As part of Charity Fraud Awareness Week 2018, Regan wrote the following article for Third Sector magazine about how a lack of scrutiny of senior management by trustees can facilitate insider fraud, with potentially serious consequences – particularly for smaller charities.
Charity fraud is a serious problem, costing the sector up to £2.3 billion each year. Fraud committed by someone within the organisation – insider fraud – accounts for a significant proportion of this cost, with more than a third of incidents reported in 2015/16 involving staff, trustees or volunteers.
In April this year, a report published by the Charity Commission found that the majority of insider fraud at charities is enabled by ‘excessive trust and lack of challenge from others within the charity’.
This lack of scrutiny can be a particular problem in small charities, where boards are more likely to rely on the goodwill of senior managers to ‘do the right thing’, resources to distribute financial responsibility among staff are lacking, and a more relaxed approach can lead to financial controls being routinely waived. However, it is these smaller charities for whom the consequences of insider fraud, in terms of both finances and reputation, can be most devastating.
In 2017, the former chief executive of Birmingham Dogs Home, Simon Price, was jailed after stealing £900,000 from the charity. His former partner, who had worked as the charity’s commercial manager, received a suspended jail sentence for her part in the fraud.
In handing down the sentences, the judge acknowledged not only the direct financial effects of the fraud, but also the impact on the charity’s longer-term income as a result of damage to its reputation. This impact is not just a theoretical one – research shows that a loss of reputation discourages donors and funders alike.
Fortunately for Birmingham Dogs Home, a large proportion of the stolen money was able to be returned, as Price had used much of it to fund a gambling addiction. In cases where stolen money has been spent on consumables, recovery is usually extremely difficult – in this case the money was recovered from the gambling company, which had failed to conduct the required checks on the source of the cash Price had used.
As a relatively large charity with an annual income of over £1 million, Birmingham Dogs Home survived the fraud revelations despite the inevitable impact on its bottom line. However, it is likely that a smaller charity would have floundered.
Trustees of smaller charities can minimise the risk of insider fraud by implementing some simple measures.
- Having an anti-fraud policy in place ensures that all staff are clear on what constitutes fraud, as well as what to do when it is suspected. Guidance for producing a fraud policy is available from the Fraud Advisory Panel.
- Developing a culture of ethical behaviour can encourage honesty and fairness, and promote the idea that everyone in the organisation is responsible for stopping fraud – not just trustees or finance people.
- Implementing robust financial controls, including segregation of financial duties and regular recording of income and expenditure, reduces opportunity (and therefore temptation) for potential fraudsters.

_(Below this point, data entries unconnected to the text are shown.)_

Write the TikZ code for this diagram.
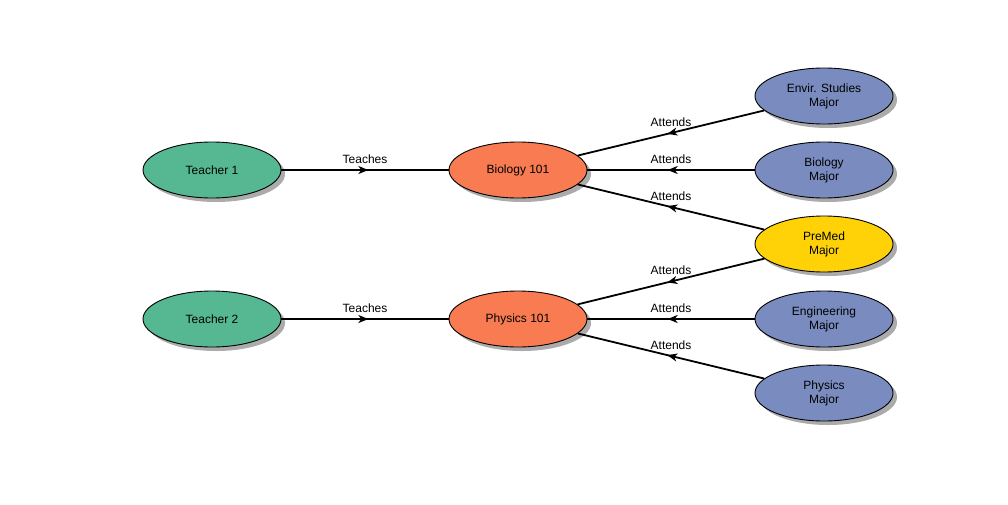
\documentclass[tikz,border=0pt]{standalone}
\usepackage{fontspec}
\setmainfont{Liberation Sans}
\usetikzlibrary{shapes.geometric,shadows,arrows.meta,decorations.markings}
\definecolor{tgreen}{HTML}{55B892}
\definecolor{corange}{HTML}{F97B52}
\definecolor{mblue}{HTML}{7A8CBF}
\definecolor{pyellow}{HTML}{FFD207}
\definecolor{shgray}{HTML}{ABABAB}
\tikzset{
  ent/.style={ellipse, draw=black, line width=0.9pt, minimum width=138pt, minimum height=56pt, inner sep=0pt, align=center,
    font=\fontsize{12}{14}\selectfont,
    drop shadow={shadow xshift=4pt, shadow yshift=-4pt, fill=shgray, opacity=1}},
  teacher/.style={ent, fill=tgreen},
  course/.style={ent, fill=corange},
  major/.style={ent, fill=mblue},
  premed/.style={ent, fill=pyellow},
  rel/.style={line width=1.8pt, black, decoration={markings, mark=at position 0.52 with {\arrow{Stealth[length=10pt,width=8pt,inset=3pt]}}}, postaction={decorate}},
  lbl/.style={font=\fontsize{12}{14}\selectfont, inner sep=0pt, yshift=11pt}
}
\begin{document}
\begin{tikzpicture}[x=1pt,y=-1pt]
\useasboundingbox (0,0) rectangle (1008,504);
\node[teacher] (t1) at (212,170) {Teacher 1};
\node[teacher] (t2) at (212,319) {Teacher 2};
\node[course] (bio) at (518,170) {Biology 101};
\node[course] (phy) at (518,319) {Physics 101};
\node[major] (env) at (824,96) {Envir. Studies\\Major};
\node[major] (biom) at (824,170) {Biology\\Major};
\node[premed] (pre) at (824,244) {PreMed\\Major};
\node[major] (eng) at (824,319) {Engineering\\Major};
\node[major] (phym) at (824,393) {Physics\\Major};
\draw[rel] (t1) -- node[lbl]{Teaches} (bio);
\draw[rel] (t2) -- node[lbl]{Teaches} (phy);
\draw[rel] (env) -- node[lbl]{Attends} (bio);
\draw[rel] (biom) -- node[lbl]{Attends} (bio);
\draw[rel] (pre) -- node[lbl]{Attends} (bio);
\draw[rel] (pre) -- node[lbl]{Attends} (phy);
\draw[rel] (eng) -- node[lbl]{Attends} (phy);
\draw[rel] (phym) -- node[lbl]{Attends} (phy);
\end{tikzpicture}
\end{document}
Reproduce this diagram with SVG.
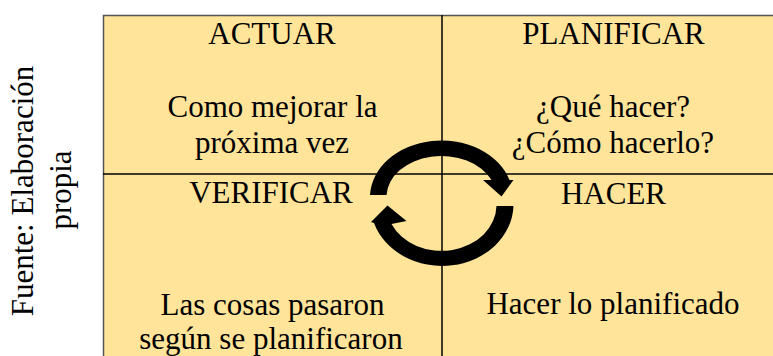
<svg xmlns="http://www.w3.org/2000/svg" width="773" height="356" viewBox="0 0 773 356">
  <style>
    .t { font-family: "Liberation Serif", "Times New Roman", serif; font-size: 31px; fill: #000; text-anchor: middle; }
    .grid { stroke: #000; stroke-width: 1.5; fill: none; }
    .arrow { fill: #000; stroke: none; }
  </style>
  <rect x="0" y="0" width="773" height="356" fill="#fff"/>
  <g id="source">
    <text class="t" transform="translate(33,191) rotate(-90)">Fuente: Elaboración</text>
    <text class="t" transform="translate(71,190) rotate(-90)">propia</text>
  </g>
  <g id="matrix">
    <rect x="103.5" y="15.5" width="700" height="400" fill="#FFE499" stroke="#555" stroke-width="1.5"/>
    <line class="grid" x1="442" y1="15" x2="442" y2="356"/>
    <line class="grid" x1="103" y1="174" x2="773" y2="174"/>
  </g>
  <g id="actuar">
    <text class="t" x="272" y="44">ACTUAR</text>
    <text class="t" x="272.5" y="117">Como mejorar la</text>
    <text class="t" x="272" y="153">próxima vez</text>
  </g>
  <g id="planificar">
    <text class="t" x="613.5" y="44">PLANIFICAR</text>
    <text class="t" x="613" y="117">¿Qué hacer?</text>
    <text class="t" x="613" y="153">¿Cómo hacerlo?</text>
  </g>
  <g id="verificar">
    <text class="t" x="271" y="203">VERIFICAR</text>
    <text class="t" x="272.5" y="315">Las cosas pasaron</text>
    <text class="t" x="271" y="349">según se planificaron</text>
  </g>
  <g id="hacer">
    <text class="t" x="613.5" y="204">HACER</text>
    <text class="t" x="613" y="314">Hacer lo planificado</text>
  </g>
  <g id="connectors">
    <path class="arrow" d="M370,195 A71.5,57 0 0 1 509.5,180 L513.5,180 L501.5,196.5 L483,180 L491.5,180 A55,41 0 0 0 386.5,195 Z"/>
    <path class="arrow" d="M513.5,206 A71.5,62 0 0 1 374,223 L371,222 L387.5,205.5 L406.5,221 L391.5,224 A55,46 0 0 0 496.5,206 Z"/>
  </g>
</svg>
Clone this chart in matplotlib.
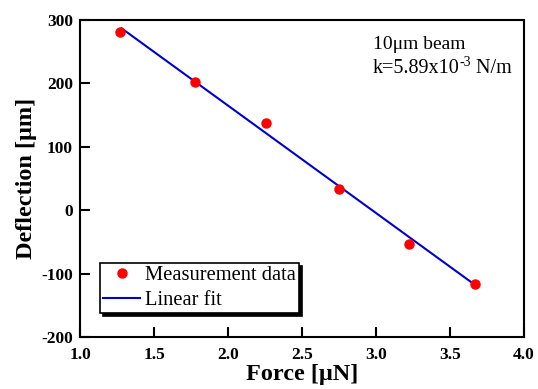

It is important that both senior staff and trustees adhere to these controls at all times, with no ‘special privileges’ for anyone.
The relative simplicity of these measures means that there is no excuse for charities to let their turnover dictate the level of scrutiny under which their managers operate. Preventing insider fraud is vital in ensuring a secure future, and in doing so, upholding the responsibility that every charity, regardless of size, has to its supporters, its beneficiaries and its staff.